--- What is asked ---
Both the line containing "Write a Python" and the line containing "cx, cy, r = 275, 233, 206" belong in the copy, as do all lines between them, copied exactly; pictures do not.

--- Data in this exercise ---
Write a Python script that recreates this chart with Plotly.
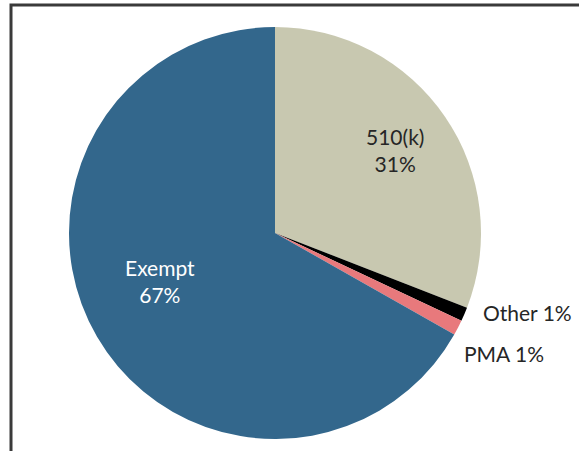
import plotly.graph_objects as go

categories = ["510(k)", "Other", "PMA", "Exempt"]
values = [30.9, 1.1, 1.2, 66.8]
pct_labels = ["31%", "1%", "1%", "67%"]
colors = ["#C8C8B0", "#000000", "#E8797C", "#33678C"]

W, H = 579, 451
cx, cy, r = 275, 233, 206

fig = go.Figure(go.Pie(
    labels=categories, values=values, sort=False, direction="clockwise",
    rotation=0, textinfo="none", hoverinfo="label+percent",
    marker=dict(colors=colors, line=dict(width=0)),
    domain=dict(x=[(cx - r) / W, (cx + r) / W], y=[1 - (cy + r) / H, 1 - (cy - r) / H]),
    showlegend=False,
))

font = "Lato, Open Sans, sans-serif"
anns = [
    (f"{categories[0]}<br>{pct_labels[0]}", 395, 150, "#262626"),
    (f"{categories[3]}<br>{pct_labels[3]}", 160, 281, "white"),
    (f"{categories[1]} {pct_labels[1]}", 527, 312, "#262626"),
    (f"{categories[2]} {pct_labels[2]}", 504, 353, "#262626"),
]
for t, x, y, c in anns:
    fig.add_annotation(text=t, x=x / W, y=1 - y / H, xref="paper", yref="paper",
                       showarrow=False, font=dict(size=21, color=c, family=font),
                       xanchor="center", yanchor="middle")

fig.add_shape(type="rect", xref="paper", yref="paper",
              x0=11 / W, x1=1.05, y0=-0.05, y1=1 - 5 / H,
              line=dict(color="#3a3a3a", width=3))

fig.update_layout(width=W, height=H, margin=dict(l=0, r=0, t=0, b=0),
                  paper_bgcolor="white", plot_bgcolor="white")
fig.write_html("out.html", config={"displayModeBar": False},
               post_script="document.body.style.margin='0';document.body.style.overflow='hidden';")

---

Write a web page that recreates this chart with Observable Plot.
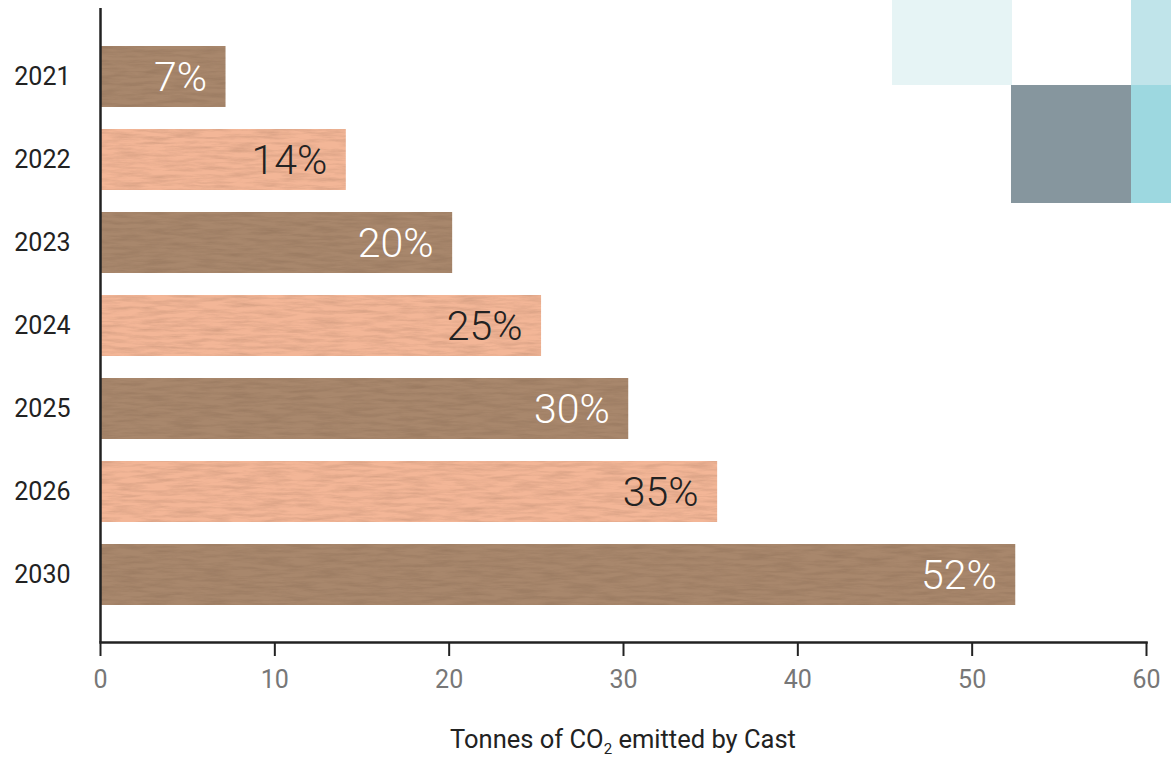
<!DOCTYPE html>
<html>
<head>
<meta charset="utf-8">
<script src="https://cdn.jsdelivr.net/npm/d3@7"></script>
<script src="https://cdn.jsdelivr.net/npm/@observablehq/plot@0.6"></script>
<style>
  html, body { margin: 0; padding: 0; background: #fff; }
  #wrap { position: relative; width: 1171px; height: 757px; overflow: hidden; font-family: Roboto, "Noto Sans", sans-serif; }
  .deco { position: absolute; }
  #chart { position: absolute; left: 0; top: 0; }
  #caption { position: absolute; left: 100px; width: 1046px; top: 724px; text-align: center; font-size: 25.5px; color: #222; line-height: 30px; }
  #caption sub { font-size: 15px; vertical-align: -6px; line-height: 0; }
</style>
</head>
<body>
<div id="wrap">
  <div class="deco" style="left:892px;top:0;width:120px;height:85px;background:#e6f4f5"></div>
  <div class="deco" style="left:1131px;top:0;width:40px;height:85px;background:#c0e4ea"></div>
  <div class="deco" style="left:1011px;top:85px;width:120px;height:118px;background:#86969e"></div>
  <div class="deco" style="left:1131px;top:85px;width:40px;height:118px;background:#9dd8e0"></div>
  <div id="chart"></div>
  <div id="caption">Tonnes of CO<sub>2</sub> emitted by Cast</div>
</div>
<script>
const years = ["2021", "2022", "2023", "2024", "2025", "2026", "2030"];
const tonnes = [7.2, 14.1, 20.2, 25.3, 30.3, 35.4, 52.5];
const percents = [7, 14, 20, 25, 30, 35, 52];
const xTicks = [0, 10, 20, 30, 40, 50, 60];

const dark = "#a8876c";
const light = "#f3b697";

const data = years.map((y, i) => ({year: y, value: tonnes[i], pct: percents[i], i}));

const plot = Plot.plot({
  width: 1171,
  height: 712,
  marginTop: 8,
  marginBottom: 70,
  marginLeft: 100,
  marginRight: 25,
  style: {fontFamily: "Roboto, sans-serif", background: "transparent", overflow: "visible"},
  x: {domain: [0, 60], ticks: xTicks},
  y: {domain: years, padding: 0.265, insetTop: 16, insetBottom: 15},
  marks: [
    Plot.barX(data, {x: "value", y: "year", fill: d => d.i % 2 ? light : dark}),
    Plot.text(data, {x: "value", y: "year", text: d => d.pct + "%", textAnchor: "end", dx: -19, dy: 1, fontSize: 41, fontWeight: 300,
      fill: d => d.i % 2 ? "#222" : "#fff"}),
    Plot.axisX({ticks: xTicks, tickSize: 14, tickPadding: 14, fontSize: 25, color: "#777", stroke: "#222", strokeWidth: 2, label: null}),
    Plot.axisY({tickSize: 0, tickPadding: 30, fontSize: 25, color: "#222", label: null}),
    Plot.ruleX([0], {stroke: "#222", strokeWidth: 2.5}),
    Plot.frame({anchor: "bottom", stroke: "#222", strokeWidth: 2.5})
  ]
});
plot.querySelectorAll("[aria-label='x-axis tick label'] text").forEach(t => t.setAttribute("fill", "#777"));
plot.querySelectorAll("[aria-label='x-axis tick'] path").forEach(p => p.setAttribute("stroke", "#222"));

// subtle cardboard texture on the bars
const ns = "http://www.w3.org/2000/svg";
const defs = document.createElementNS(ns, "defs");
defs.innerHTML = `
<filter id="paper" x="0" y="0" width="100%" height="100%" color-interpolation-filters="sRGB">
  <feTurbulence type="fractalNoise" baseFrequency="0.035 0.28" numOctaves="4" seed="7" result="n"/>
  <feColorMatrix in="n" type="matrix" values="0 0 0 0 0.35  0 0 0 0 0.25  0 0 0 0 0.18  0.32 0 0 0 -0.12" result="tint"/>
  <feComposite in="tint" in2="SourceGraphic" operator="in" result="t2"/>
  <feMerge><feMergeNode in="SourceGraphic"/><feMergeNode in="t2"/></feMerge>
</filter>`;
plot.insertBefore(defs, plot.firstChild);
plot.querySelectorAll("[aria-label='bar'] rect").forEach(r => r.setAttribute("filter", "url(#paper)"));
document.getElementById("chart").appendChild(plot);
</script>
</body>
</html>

--- Solution to this exercise ---
Write a Python script that recreates this chart with Plotly.
import plotly.graph_objects as go

categories = ["510(k)", "Other", "PMA", "Exempt"]
values = [30.9, 1.1, 1.2, 66.8]
pct_labels = ["31%", "1%", "1%", "67%"]
colors = ["#C8C8B0", "#000000", "#E8797C", "#33678C"]

W, H = 579, 451
cx, cy, r = 275, 233, 206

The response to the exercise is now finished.